Other protesters had different views on what Kissinger represented, however. Joe Tache, a 2018 Northeastern graduate, said he saw a connection between the current Venezuelan crisis, in which a challenger to President Nicolás Maduro is claiming to be the rightful winner of a recent election and the country rejected foreign aid from the United States, which formally recognized the challenger as the rightful president. .

“[The United States] is organizing a coup to overthrow the popular democratic government led by Nicolás Maduro,” Tache said to the crowd. “The U.S. coup of Venezuela is like the coups Kissinger orchestrated against the global south.”

Protesters also took issue with Northeastern’s relationship with Raytheon, a defense contractor and weapons manufacturer.

“MIT might have Northeastern beat in the complicity of the military industrial complex,” Tache said.

Ryan Costello, a community member and a part of the “Coalition to Stop the Genocide in Yemen,” said what he thought inviting Kissinger meant.

“MIT is willing and eager to work with power-hungry corporations in giving a platform to war criminal Kissinger who oversaw the bombing of Cambodia,” Costello said. “I think it’s sad and people are responding to that.”

Chants varied from calls of “Kissinger, you can’t hide, you committed genocide” to “No platform for war criminals.” Behind the speakers, a large balloon resembling a missile floated in the air.

Some who attended the event showed little interest either the protesters or Kissinger himself.

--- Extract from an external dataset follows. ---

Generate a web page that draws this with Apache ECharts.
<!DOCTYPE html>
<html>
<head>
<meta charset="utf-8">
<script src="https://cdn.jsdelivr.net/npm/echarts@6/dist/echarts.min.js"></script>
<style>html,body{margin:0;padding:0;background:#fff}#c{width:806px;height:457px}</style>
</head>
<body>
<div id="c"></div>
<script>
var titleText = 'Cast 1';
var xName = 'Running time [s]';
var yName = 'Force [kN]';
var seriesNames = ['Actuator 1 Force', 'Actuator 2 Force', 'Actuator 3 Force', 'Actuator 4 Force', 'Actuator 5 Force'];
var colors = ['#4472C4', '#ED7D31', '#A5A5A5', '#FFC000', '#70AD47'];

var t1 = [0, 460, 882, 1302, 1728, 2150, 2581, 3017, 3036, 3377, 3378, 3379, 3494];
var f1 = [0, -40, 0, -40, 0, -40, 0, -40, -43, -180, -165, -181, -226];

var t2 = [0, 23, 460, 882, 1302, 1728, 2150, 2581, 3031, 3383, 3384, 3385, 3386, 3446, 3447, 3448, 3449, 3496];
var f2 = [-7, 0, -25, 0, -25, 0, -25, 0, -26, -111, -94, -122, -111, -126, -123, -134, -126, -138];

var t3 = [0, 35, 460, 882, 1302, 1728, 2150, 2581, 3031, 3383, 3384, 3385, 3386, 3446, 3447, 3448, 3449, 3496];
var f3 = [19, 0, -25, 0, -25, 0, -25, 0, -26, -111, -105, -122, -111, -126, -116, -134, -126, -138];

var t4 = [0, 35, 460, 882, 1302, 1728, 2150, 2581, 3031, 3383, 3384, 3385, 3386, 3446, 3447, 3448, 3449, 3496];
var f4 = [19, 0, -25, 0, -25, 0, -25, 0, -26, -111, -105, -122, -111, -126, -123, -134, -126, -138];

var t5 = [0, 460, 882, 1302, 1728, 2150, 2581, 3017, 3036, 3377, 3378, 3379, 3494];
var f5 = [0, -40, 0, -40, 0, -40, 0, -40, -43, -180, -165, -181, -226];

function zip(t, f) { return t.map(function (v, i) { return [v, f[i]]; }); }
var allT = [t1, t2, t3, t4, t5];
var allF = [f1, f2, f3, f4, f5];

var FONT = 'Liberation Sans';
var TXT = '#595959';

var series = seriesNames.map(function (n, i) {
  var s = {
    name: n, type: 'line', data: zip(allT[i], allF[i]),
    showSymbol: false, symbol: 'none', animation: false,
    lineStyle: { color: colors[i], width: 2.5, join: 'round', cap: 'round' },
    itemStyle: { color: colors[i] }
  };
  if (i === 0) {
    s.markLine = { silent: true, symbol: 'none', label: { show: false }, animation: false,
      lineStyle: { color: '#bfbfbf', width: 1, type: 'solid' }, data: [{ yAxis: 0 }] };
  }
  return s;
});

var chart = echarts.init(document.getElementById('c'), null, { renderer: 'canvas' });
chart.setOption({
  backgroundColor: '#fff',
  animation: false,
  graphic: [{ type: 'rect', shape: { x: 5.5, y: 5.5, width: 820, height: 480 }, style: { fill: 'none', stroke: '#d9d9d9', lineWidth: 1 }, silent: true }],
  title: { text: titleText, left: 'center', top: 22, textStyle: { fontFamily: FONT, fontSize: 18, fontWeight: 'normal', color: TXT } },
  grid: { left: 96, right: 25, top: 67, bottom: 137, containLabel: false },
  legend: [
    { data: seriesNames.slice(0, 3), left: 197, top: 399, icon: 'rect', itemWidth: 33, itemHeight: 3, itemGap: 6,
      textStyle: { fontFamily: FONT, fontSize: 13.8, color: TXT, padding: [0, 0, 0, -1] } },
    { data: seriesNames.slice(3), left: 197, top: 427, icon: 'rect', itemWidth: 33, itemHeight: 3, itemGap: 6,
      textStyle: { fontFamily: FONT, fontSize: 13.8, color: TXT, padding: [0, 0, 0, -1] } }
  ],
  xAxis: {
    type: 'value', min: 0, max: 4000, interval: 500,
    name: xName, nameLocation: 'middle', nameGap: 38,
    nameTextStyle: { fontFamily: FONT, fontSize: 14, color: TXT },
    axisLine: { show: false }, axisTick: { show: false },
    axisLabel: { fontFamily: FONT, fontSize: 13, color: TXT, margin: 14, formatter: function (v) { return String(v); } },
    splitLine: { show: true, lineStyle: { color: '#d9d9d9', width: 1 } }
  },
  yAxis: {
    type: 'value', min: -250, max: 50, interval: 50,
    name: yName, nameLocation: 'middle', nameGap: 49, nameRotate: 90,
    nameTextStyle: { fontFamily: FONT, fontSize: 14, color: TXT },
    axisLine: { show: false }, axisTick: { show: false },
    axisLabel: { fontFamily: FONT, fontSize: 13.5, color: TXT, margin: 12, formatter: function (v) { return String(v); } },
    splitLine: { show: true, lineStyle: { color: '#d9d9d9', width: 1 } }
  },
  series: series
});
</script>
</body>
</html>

One attendee, Ignacio Fuerez, didn’t even know Kissinger was booked at the event.

“Kissinger is speaking?” Fuerez said.

The protest had a crowd of around 100 protesters and several police officers keeping watch.

Kimberly Barzola
Protesters gather outside MIT’s Kresge Auditorium as Kissinger speaks on the dangers of AI.

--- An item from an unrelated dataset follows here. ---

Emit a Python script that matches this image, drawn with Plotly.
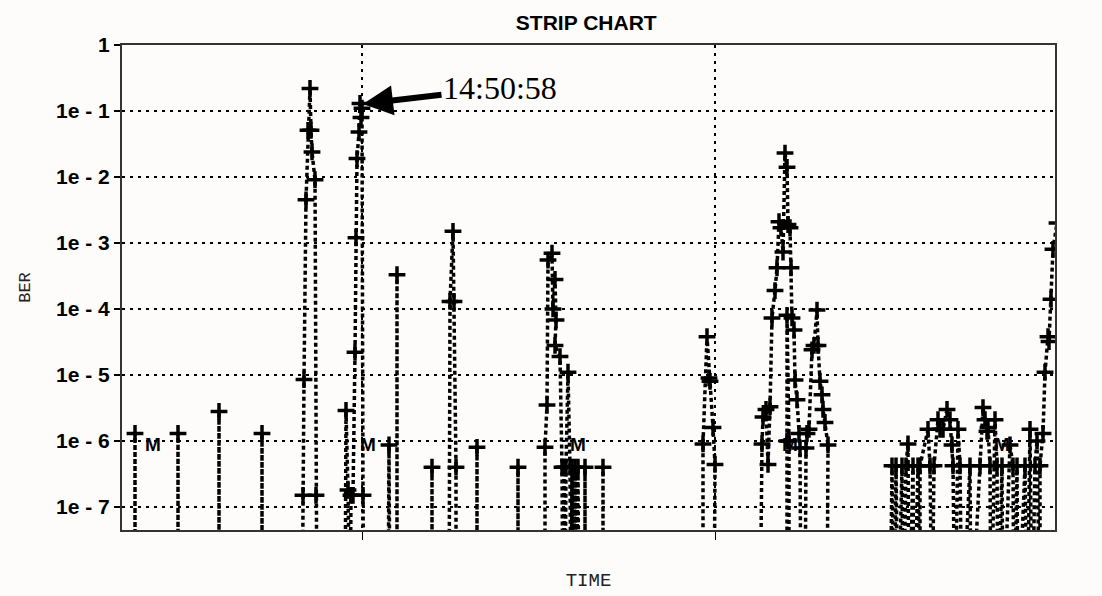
import math
import plotly.graph_objects as go

# ---- data (time in seconds from start of strip, BER; 0 = no errors) ----
time_s = [
    13, 13, 13,
    56, 56, 56,
    97, 97, 97,
    140, 140, 140,
    180, 181, 182, 184, 186, 188, 189, 190, 193, 194, 195,
    223, 224, 226, 227,
    228, 229, 231, 233, 234, 235, 237, 238, 239, 240, 241, 242,
    266, 267, 268,
    275, 275, 275,
    310, 310, 310,
    327, 328, 331, 332, 334, 334,
    355, 355, 355,
    396, 396, 396,
    423, 423, 425, 426, 430, 431, 433, 434, 433, 438, 440, 441, 442, 443, 444, 446, 448, 449, 450, 451, 453, 454, 456, 457,
    463, 463, 463,
    481, 481, 481,
    581, 581, 585, 587, 588, 591, 593, 592,
    638, 640, 641, 644, 646, 648, 650, 653, 655, 657, 659, 661, 663, 665, 666, 668, 669, 670, 672, 673, 675, 677, 678, 679,
    665, 665, 665, 667, 667,
    683, 684, 685, 687, 690, 692, 695, 696, 698, 700, 701, 703, 706, 705,
    768, 770, 772, 774, 776, 780, 781, 784, 786, 787, 791, 792, 796, 798, 798, 806, 808, 810,
    812, 816, 818, 821, 825, 828, 830, 831, 833, 836, 838, 840, 848, 849,
    858, 861, 863, 865, 866, 868, 869, 873, 875, 876, 880, 881, 888, 891, 892, 895, 896,
    903, 905, 908, 910, 913, 915, 916,
    918, 918, 921, 923, 926, 927, 929, 931, 935,
]
ber = [
    0, 1.3e-6, 0,
    0, 1.3e-6, 0,
    0, 2.8e-6, 0,
    0, 1.3e-6, 0,
    0, 1.5e-7, 8.5e-6, 4.5e-3, 5.1e-2, 2.2e-1, 5.1e-2, 2.4e-2, 9.1e-3, 1.5e-7, 0,
    0, 2.9e-6, 1.8e-7, 0,
    0, 1.5e-7, 1.5e-7, 2.2e-5, 1.2e-3, 1.9e-2, 4.8e-2, 1.3e-1, 8e-2, 1.1e-1, 1.5e-7, 0,
    0, 8.7e-7, 0,
    0, 3.3e-4, 0,
    0, 4e-7, 0,
    0, 1.3e-4, 1.5e-3, 1.3e-4, 4e-7, 0,
    0, 8e-7, 0,
    0, 4e-7, 0,
    0, 8e-7, 3.5e-6, 5.5e-4, 7e-4, 1e-4, 2.8e-4, 6.8e-5, 2.8e-5, 1.9e-5, 4e-7, 0, 4e-7, 0, 4e-7, 1.1e-5, 4e-7, 0, 4e-7, 0, 4e-7, 0, 4e-7, 0,
    0, 4e-7, 0,
    0, 4e-7, 0,
    0, 9e-7, 3.8e-5, 9e-6, 8e-6, 1.6e-6, 4.4e-7, 0,
    0, 9e-7, 2.3e-6, 3e-6, 4.4e-7, 3.3e-6, 7.3e-5, 1.9e-4, 4.2e-4, 2.1e-3, 1.7e-3, 7.3e-4, 2.3e-2, 1.4e-2, 1.9e-3, 1.7e-3, 4.2e-4, 7.3e-5, 4.8e-5, 8.4e-6, 4.2e-6, 1.3e-6, 7.8e-7, 0,
    0, 1e-6, 8e-5, 1e-6, 0,
    0, 7.8e-7, 1.3e-6, 1.5e-6, 2.4e-5, 2.8e-5, 9.6e-5, 2.8e-5, 8e-6, 5e-6, 3e-6, 1.9e-6, 8.7e-7, 0,
    0, 4.2e-7, 0, 4.2e-7, 0, 4.2e-7, 0, 4.2e-7, 9e-7, 0, 4.2e-7, 0, 4.2e-7, 0, 4.2e-7, 1.5e-6, 4.2e-7, 0,
    4.2e-7, 2.1e-6, 1.5e-6, 1.5e-6, 3e-6, 2.1e-6, 8.7e-7, 4.2e-7, 0, 1.5e-6, 4.2e-7, 0, 4.2e-7, 0,
    4.2e-7, 3.2e-6, 2.1e-6, 1.4e-6, 1.6e-6, 4.2e-7, 0, 2.1e-6, 4.2e-7, 0, 4.2e-7, 0, 8.7e-7, 4.2e-7, 0, 4.2e-7, 0,
    4.2e-7, 0, 1.5e-6, 0, 4.2e-7, 1e-6, 0,
    0, 4.2e-7, 1.3e-6, 1.1e-5, 3.8e-5, 3.2e-5, 1.4e-4, 8e-4, 2e-3,
]

# "M" event markers
marker_time_s = [31, 246, 456, 668, 880]
marker_ber = [8.4e-7, 8.4e-7, 8.4e-7, 8.4e-7, 8.4e-7]

# axis ticks
y_tickvals = [1, 1e-1, 1e-2, 1e-3, 1e-4, 1e-5, 1e-6, 1e-7]
y_ticktext = ["1", "1e - 1", "1e - 2", "1e - 3", "1e - 4", "1e - 5", "1e - 6", "1e - 7"]
x_gridvals = [240, 593]

# annotated sample
note_text = "14:50:58"
note_time_s = 241
note_ber = 0.128

FLOOR = 1e-9  # zero-error samples drawn below the visible range
ber_plot = [b if b > 0 else FLOOR for b in ber]

fig = go.Figure()
fig.add_trace(go.Scatter(
    x=time_s, y=ber_plot, mode="lines+markers",
    line=dict(color="black", width=3.5, dash="4px,3px"),
    marker=dict(symbol="cross-thin", size=12, line=dict(color="black", width=3.5)),
    cliponaxis=True, showlegend=False, hoverinfo="skip",
))
fig.add_trace(go.Scatter(
    x=marker_time_s, y=marker_ber, mode="text", text=["M"] * len(marker_time_s),
    textfont=dict(family="Liberation Sans", size=19, color="black", weight="bold"),
    showlegend=False, hoverinfo="skip",
))

fig.add_annotation(
    x=note_time_s, y=math.log10(note_ber), xref="x", yref="y",
    text=note_text, showarrow=True, ax=137, ay=-16,
    arrowhead=2, arrowsize=1.0, arrowwidth=6, arrowcolor="black",
    font=dict(family="Liberation Serif", size=32, color="black"),
    standoff=0,
)

fig.update_layout(
    width=1102, height=596,
    margin=dict(l=122, r=47, t=45, b=66),
    paper_bgcolor="#fdfcfa", plot_bgcolor="#fdfcfa",
    title=dict(text="STRIP CHART", x=0.532, xanchor="center", y=0.962, yanchor="middle",
               font=dict(family="Liberation Sans", size=21, color="black", weight="bold")),
)
fig.update_xaxes(
    range=[0, 933], tickvals=x_gridvals, showticklabels=False,
    ticks="outside", ticklen=8, tickcolor="black", tickwidth=1,
    showgrid=True, gridcolor="black", gridwidth=1.5, griddash="3px,5px",
    showline=True, linecolor="#333333", linewidth=2, mirror=True,
    zeroline=False,
    title=dict(text="TIME", font=dict(family="Liberation Mono", size=19, color="#222222"), standoff=34),
)
fig.update_yaxes(
    type="log", range=[-7.35, 0], tickvals=y_tickvals, ticktext=y_ticktext,
    ticks="outside", ticklen=6, tickcolor="black", tickwidth=1.5,
    tickfont=dict(family="Liberation Sans", size=21, color="black", weight="bold"),
    showgrid=True, gridcolor="black", gridwidth=1.5, griddash="3px,5px",
    showline=True, linecolor="#333333", linewidth=2, mirror=True,
    zeroline=False,
    title=dict(text="BER", font=dict(family="Liberation Mono", size=17, color="#222222"), standoff=21),
)

fig.write_html("out.html")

Louis Martinez, a doctoral student at MIT who attended Kissinger’s speech, weighed in on the importance of a new college of computing.

“I think [the college] is important to make sure that some things are done right,” Martinez said. “The only thing that is certain is that the future will change, so we have to make sure we change it in the right way.”

Another attendee, Wujie Wang, was less enthused about the necessity of the new college.

“I’m not sure about the need for a new college. We already have a computer science school,” Wang said. “In regards to the protesters, I’ve never been exposed to something like this, but they are behaving in a good manner, and they should be allowed to demonstrate their ideas.”

In response to protests, MIT Provost Marty Schmidt issued a statement addressing the controversial decision.

“Last summer, Dr. Henry Kissinger wrote a provocative reflection for The Atlantic that addressed his views on the ethics and dangers of artificial intelligence, topics directly relevant to the launch program,” Schmidt said in the statement. “We hope the event will allow for many voices to explore the social impacts of AI, an issue that matters deeply to MIT and that bears on the challenges we aim to address with the College.”